| GIVEN INSTRUCTION |
Copy each line below exactly and leave the pictures out.

| RAW DATA |

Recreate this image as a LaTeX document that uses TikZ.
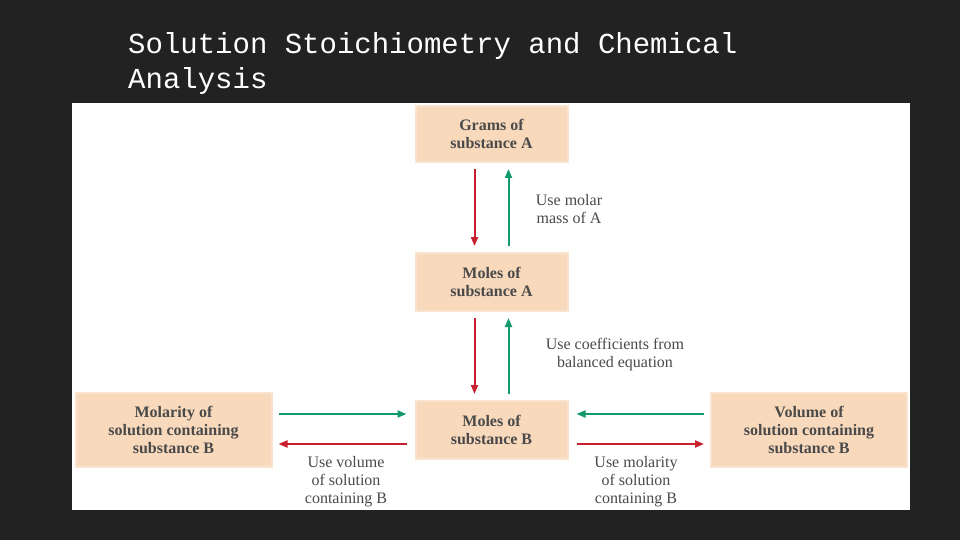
\documentclass[tikz,border=0pt]{standalone}
\usepackage{fontspec}
\setmainfont{Liberation Serif}
\newfontfamily\monof{Liberation Mono}
\usetikzlibrary{arrows.meta}
\definecolor{board}{HTML}{222222}
\definecolor{peach}{HTML}{F8D9BC}
\definecolor{redA}{HTML}{C8202F}
\definecolor{greenA}{HTML}{139A6B}
\definecolor{txt}{HTML}{4A4A4A}
\tikzset{
 box/.style={fill=peach, draw=peach!70!white, line width=2pt, align=center, inner sep=0pt, font=\bfseries\fontsize{16}{18}\selectfont, text=txt},
 lab/.style={align=center, font=\fontsize{16}{18}\selectfont, text=txt, inner sep=0pt},
 ra/.style={draw=redA, line width=2pt, -{Triangle[length=9pt,width=7pt]}},
 ga/.style={draw=greenA, line width=2pt, -{Triangle[length=9pt,width=7pt]}}
}
\begin{document}
\begin{tikzpicture}[x=1pt,y=-1pt]
\fill[board] (0,0) rectangle (960,540);
\useasboundingbox (0,0) rectangle (960,540);
\node[anchor=west, text=white, font=\monof\fontsize{29}{32}\selectfont, inner sep=0pt] (t1) at (128,46) {Solution Stoichiometry and Chemical};
\node[anchor=west, text=white, font=\monof\fontsize{29}{32}\selectfont, inner sep=0pt] (t2) at (128,81) {Analysis};
\fill[white] (72,103) rectangle (910,510);
\node[box, minimum width=152, minimum height=56] (g) at (491.5,134) {Grams of\\substance A};
\node[box, minimum width=152, minimum height=58] (ma) at (491.5,282) {Moles of\\substance A};
\node[box, minimum width=152, minimum height=58] (mb) at (491.5,430) {Moles of\\substance B};
\node[box, minimum width=196, minimum height=74] (mol) at (173.5,430) {Molarity of\\solution containing\\substance B};
\node[box, minimum width=196, minimum height=74] (vol) at (809,430) {Volume of\\solution containing\\substance B};
\draw[ra] ([xshift=-17,yshift=-6]g.south) -- ([xshift=-17,yshift=6]ma.north);
\draw[ga] ([xshift=17,yshift=6]ma.north) -- ([xshift=17,yshift=-6]g.south);
\draw[ra] ([xshift=-17,yshift=-6]ma.south) -- ([xshift=-17,yshift=6]mb.north);
\draw[ga] ([xshift=17,yshift=6]mb.north) -- ([xshift=17,yshift=-6]ma.south);
\draw[ga] ([xshift=6,yshift=16]mol.east) -- ([xshift=-8,yshift=16]mb.west);
\draw[ra] ([xshift=-8,yshift=-14]mb.west) -- ([xshift=6,yshift=-14]mol.east);
\draw[ga] ([xshift=-6,yshift=16]vol.west) -- ([xshift=8,yshift=16]mb.east);
\draw[ra] ([xshift=8,yshift=-14]mb.east) -- ([xshift=-6,yshift=-14]vol.west);
\node[lab] (l1) at (569,209) {Use molar\\mass of A};
\node[lab] (l2) at (615,355) {Use coefficients from\\balanced equation};
\node[lab] (l3) at (346,482) {Use volume\\of solution\\containing B};
\node[lab] (l4) at (636,482) {Use molarity\\of solution\\containing B};
\end{tikzpicture}
\end{document}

| TASK SOLUTION |
Recreate this image as a LaTeX document that uses TikZ.
\documentclass[tikz,border=0pt]{standalone}
\usepackage{fontspec}
\setmainfont{Liberation Serif}
\newfontfamily\monof{Liberation Mono}
\usetikzlibrary{arrows.meta}
\definecolor{board}{HTML}{222222}
\definecolor{peach}{HTML}{F8D9BC}
\definecolor{redA}{HTML}{C8202F}
\definecolor{greenA}{HTML}{139A6B}
\definecolor{txt}{HTML}{4A4A4A}
\tikzset{
 box/.style={fill=peach, draw=peach!70!white, line width=2pt, align=center, inner sep=0pt, font=\bfseries\fontsize{16}{18}\selectfont, text=txt},
 lab/.style={align=center, font=\fontsize{16}{18}\selectfont, text=txt, inner sep=0pt},
 ra/.style={draw=redA, line width=2pt, -{Triangle[length=9pt,width=7pt]}},
 ga/.style={draw=greenA, line width=2pt, -{Triangle[length=9pt,width=7pt]}}
}
\begin{document}
\begin{tikzpicture}[x=1pt,y=-1pt]
\fill[board] (0,0) rectangle (960,540);
\useasboundingbox (0,0) rectangle (960,540);
\node[anchor=west, text=white, font=\monof\fontsize{29}{32}\selectfont, inner sep=0pt] (t1) at (128,46) {Solution Stoichiometry and Chemical};
\node[anchor=west, text=white, font=\monof\fontsize{29}{32}\selectfont, inner sep=0pt] (t2) at (128,81) {Analysis};
\fill[white] (72,103) rectangle (910,510);
\node[box, minimum width=152, minimum height=56] (g) at (491.5,134) {Grams of\\substance A};
\node[box, minimum width=152, minimum height=58] (ma) at (491.5,282) {Moles of\\substance A};
\node[box, minimum width=152, minimum height=58] (mb) at (491.5,430) {Moles of\\substance B};
\node[box, minimum width=196, minimum height=74] (mol) at (173.5,430) {Molarity of\\solution containing\\substance B};
\node[box, minimum width=196, minimum height=74] (vol) at (809,430) {Volume of\\solution containing\\substance B};
\draw[ra] ([xshift=-17,yshift=-6]g.south) -- ([xshift=-17,yshift=6]ma.north);
\draw[ga] ([xshift=17,yshift=6]ma.north) -- ([xshift=17,yshift=-6]g.south);
\draw[ra] ([xshift=-17,yshift=-6]ma.south) -- ([xshift=-17,yshift=6]mb.north);
\draw[ga] ([xshift=17,yshift=6]mb.north) -- ([xshift=17,yshift=-6]ma.south);
\draw[ga] ([xshift=6,yshift=16]mol.east) -- ([xshift=-8,yshift=16]mb.west);
\draw[ra] ([xshift=-8,yshift=-14]mb.west) -- ([xshift=6,yshift=-14]mol.east);
\draw[ga] ([xshift=-6,yshift=16]vol.west) -- ([xshift=8,yshift=16]mb.east);
\draw[ra] ([xshift=8,yshift=-14]mb.east) -- ([xshift=-6,yshift=-14]vol.west);
\node[lab] (l1) at (569,209) {Use molar\\mass of A};
\node[lab] (l2) at (615,355) {Use coefficients from\\balanced equation};
\node[lab] (l3) at (346,482) {Use volume\\of solution\\containing B};
\node[lab] (l4) at (636,482) {Use molarity\\of solution\\containing B};
\end{tikzpicture}
\end{document}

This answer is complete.